What more than this can be expected?
Nor need we think of him as the unwilling prisoner of rules and a
victim of their tyranny. On the contrary, he adapted himself to
them perfectly, and believed that the Midrash could be made to
conform to its meaning without violence to the text. That he
always had reason to believe so was denied by so early a
successor as his grandson Samuel ben Meir. Samuel insisted that
one stand face to face with the Scriptures and interpret them
without paying heed and having recourse to any other work. This
effort at intellectual independence in which the grandson nearly
always succeeded, the grandfather was often incapable of making.

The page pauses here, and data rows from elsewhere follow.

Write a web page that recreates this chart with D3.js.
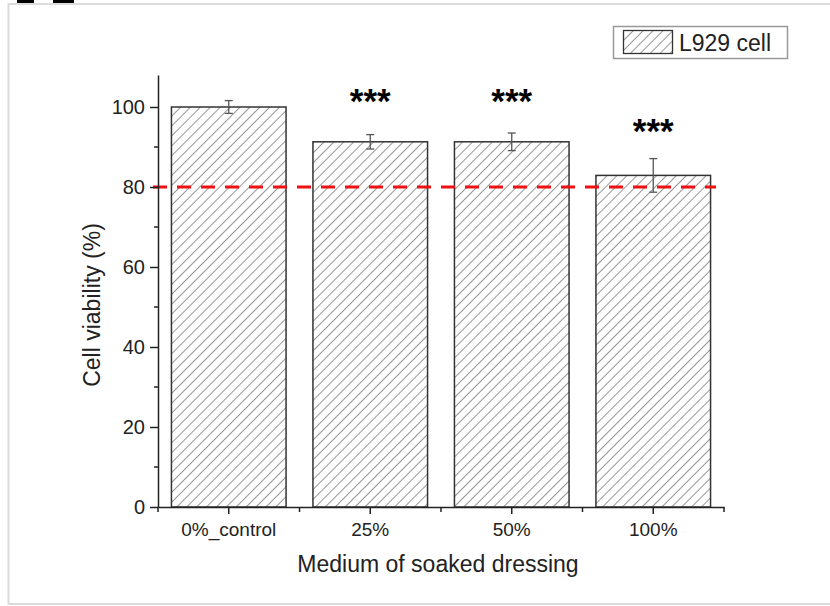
<!DOCTYPE html>
<html lang="en">
<head>
    <meta charset="UTF-8">
    <title>L929 cell viability</title>
    <script src="https://d3js.org/d3.v7.min.js"></script>
    <style>
        body {
            margin: 0;
            background: #fff;
            font-family: "Liberation Sans", Arial, sans-serif;
        }
        svg { display: block; }
    </style>
</head>
<body>
    <script>
        // Data
        const categories = ["0%_control", "25%", "50%", "100%"];
        const viability = [100, 91.3, 91.3, 82.9];
        const errors = [1.6, 1.8, 2.2, 4.2];
        const sigLabels = ["", "***", "***", "***"];
        const sigLevels = [null, 102.4, 102.4, 95.1];
        const yTicks = [0, 20, 40, 60, 80, 100];
        const yMinorTicks = [10, 30, 50, 70, 90];
        const threshold = 80;

        const width = 830, height = 606;
        const margin = { top: 75, right: 106, bottom: 99, left: 158 };

        const svg = d3.select("body")
            .append("svg")
            .attr("width", width)
            .attr("height", height);

        // hatch pattern
        const defs = svg.append("defs");
        defs.append("pattern")
            .attr("id", "hatch")
            .attr("patternUnits", "userSpaceOnUse")
            .attr("width", 7)
            .attr("height", 7)
            .attr("patternTransform", "rotate(45)")
            .append("line")
            .attr("x1", 0).attr("y1", 0)
            .attr("x2", 0).attr("y2", 7)
            .attr("stroke", "#505050")
            .attr("stroke-width", 1.2);

        // outer frame + cut off marks at the top
        svg.append("rect")
            .attr("x", 8.5).attr("y", 4)
            .attr("width", 840).attr("height", 600)
            .attr("fill", "none")
            .attr("stroke", "#dcdcdc")
            .attr("stroke-width", 2);
        svg.append("rect").attr("x", 17).attr("y", 0).attr("width", 17).attr("height", 3).attr("fill", "#000");
        svg.append("rect").attr("x", 53).attr("y", 0).attr("width", 21).attr("height", 3).attr("fill", "#000");

        // scales
        const x = d3.scaleBand()
            .domain(categories)
            .range([margin.left, width - margin.right])
            .paddingInner(0.19)
            .paddingOuter(0.095);

        const y = d3.scaleLinear()
            .domain([0, 108])
            .range([height - margin.bottom, margin.top]);

        const g = svg.append("g");

        // bars
        const rows = categories.map((c, i) => ({ cat: c, v: viability[i], e: errors[i], sig: sigLabels[i], sl: sigLevels[i] }));

        g.selectAll("rect.bg")
            .data(rows)
            .enter()
            .append("rect")
            .attr("class", "bg")
            .attr("x", d => x(d.cat))
            .attr("y", d => y(d.v))
            .attr("width", x.bandwidth())
            .attr("height", d => y(0) - y(d.v))
            .attr("fill", "#fff");

        g.selectAll("rect.bar")
            .data(rows)
            .enter()
            .append("rect")
            .attr("class", "bar")
            .attr("x", d => x(d.cat))
            .attr("y", d => y(d.v))
            .attr("width", x.bandwidth())
            .attr("height", d => y(0) - y(d.v))
            .attr("fill", "url(#hatch)")
            .attr("stroke", "#333")
            .attr("stroke-width", 1.5);

        // error bars
        const eb = g.selectAll("g.err")
            .data(rows)
            .enter()
            .append("g")
            .attr("class", "err")
            .attr("stroke", "#555")
            .attr("stroke-width", 1.3);
        const cx = d => x(d.cat) + x.bandwidth() / 2;
        eb.append("line")
            .attr("x1", cx).attr("x2", cx)
            .attr("y1", d => y(d.v + d.e)).attr("y2", d => y(d.v - d.e));
        eb.append("line")
            .attr("x1", d => cx(d) - 4).attr("x2", d => cx(d) + 4)
            .attr("y1", d => y(d.v + d.e)).attr("y2", d => y(d.v + d.e));
        eb.append("line")
            .attr("x1", d => cx(d) - 4).attr("x2", d => cx(d) + 4)
            .attr("y1", d => y(d.v - d.e)).attr("y2", d => y(d.v - d.e));

        // significance stars
        g.selectAll("text.sig")
            .data(rows.filter(d => d.sig))
            .enter()
            .append("text")
            .attr("class", "sig")
            .attr("x", cx)
            .attr("y", d => y(d.sl) + 16)
            .attr("text-anchor", "middle")
            .style("font-size", "35px")
            .style("font-weight", "bold")
            .text(d => d.sig);

        // threshold line
        svg.append("line")
            .attr("x1", x.range()[0] - 5)
            .attr("x2", x.range()[1] - 8)
            .attr("y1", y(threshold))
            .attr("y2", y(threshold))
            .attr("stroke", "#ee1111")
            .attr("stroke-width", 3)
            .attr("stroke-dasharray", "14,10");

        // y axis
        const yAxis = svg.append("g")
            .attr("transform", `translate(${margin.left},0)`)
            .call(d3.axisLeft(y).tickValues(yTicks).tickSize(8).tickPadding(5).tickSizeOuter(0));
        yAxis.select(".domain").attr("stroke", "#222").attr("stroke-width", 1.5);
        yAxis.selectAll(".tick line").attr("stroke", "#222").attr("stroke-width", 1.5);
        yAxis.selectAll("text").style("font-size", "20px").attr("fill", "#222")
            .style("font-family", "'Liberation Sans', Arial, sans-serif");
        yAxis.selectAll("line.minor")
            .data(yMinorTicks)
            .enter()
            .append("line")
            .attr("class", "minor")
            .attr("x1", -4).attr("x2", 0)
            .attr("y1", d => y(d)).attr("y2", d => y(d))
            .attr("stroke", "#222").attr("stroke-width", 1.5);

        // x axis
        const xAxis = svg.append("g")
            .attr("transform", `translate(0,${y(0)})`)
            .call(d3.axisBottom(x).tickSize(7).tickPadding(9).tickSizeOuter(0));
        xAxis.select(".domain").attr("stroke", "#222").attr("stroke-width", 1.5);
        xAxis.selectAll(".tick line").attr("stroke", "#222").attr("stroke-width", 1.5);
        xAxis.selectAll("text").style("font-size", "19px").attr("fill", "#222")
            .style("font-family", "'Liberation Sans', Arial, sans-serif");
        const bounds = d3.range(categories.length + 1).map(i => x.range()[0] + i * x.step());
        xAxis.selectAll("line.minor")
            .data(bounds)
            .enter()
            .append("line")
            .attr("class", "minor")
            .attr("x1", d => d).attr("x2", d => d)
            .attr("y1", 0).attr("y2", 5)
            .attr("stroke", "#222").attr("stroke-width", 1.5);

        // axis titles
        svg.append("text")
            .attr("x", (x.range()[0] + x.range()[1]) / 2 - 3)
            .attr("y", 572)
            .attr("text-anchor", "middle")
            .style("font-size", "23px")
            .attr("fill", "#222")
            .text("Medium of soaked dressing");

        svg.append("text")
            .attr("transform", `translate(100,${(y(0) + y(108)) / 2 + 14}) rotate(-90)`)
            .attr("text-anchor", "middle")
            .style("font-size", "23px")
            .attr("fill", "#222")
            .text("Cell viability (%)");

        // legend
        const lg = svg.append("g");
        lg.append("rect")
            .attr("x", 613.5).attr("y", 26.5)
            .attr("width", 174).attr("height", 32)
            .attr("fill", "#fff")
            .attr("stroke", "#999")
            .attr("stroke-width", 1.5);
        lg.append("rect")
            .attr("x", 623.5).attr("y", 30.5)
            .attr("width", 49).attr("height", 23)
            .attr("fill", "url(#hatch)")
            .attr("stroke", "#333")
            .attr("stroke-width", 1.3);
        lg.append("text")
            .attr("x", 679)
            .attr("y", 51)
            .style("font-size", "23px")
            .attr("fill", "#222")
            .text("L929 cell");
    </script>
</body>
</html>
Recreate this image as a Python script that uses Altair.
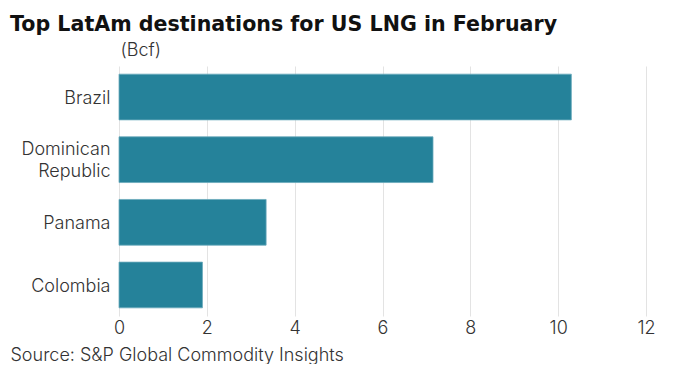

In commenting upon the Talmud Rashi preserved his entire liberty,
unrestrained by the weight of any absolute authority; but in
commenting on the Bible he felt himself bound by the Talmud and
the Midrash. Especially in regard to the Pentateuch, the
Talmudic interpretation was unavoidable, because the Pentateuch
either explicitly or implicitly contains all legal prescriptions.
In point of fact, in leaving the Pentateuch and proceeding to
other parts of the Bible, he gains in force because he gains in
independence. He no longer fears to confront "our sages" with
the true explanation. For example, there is little Derash in the
following commentary on Psalm xxiii:
A Psalm of David]. Our rabbis say: The formula "Psalm
of David" indicates that David at first played the instrument,
then was favored by Divine inspiration.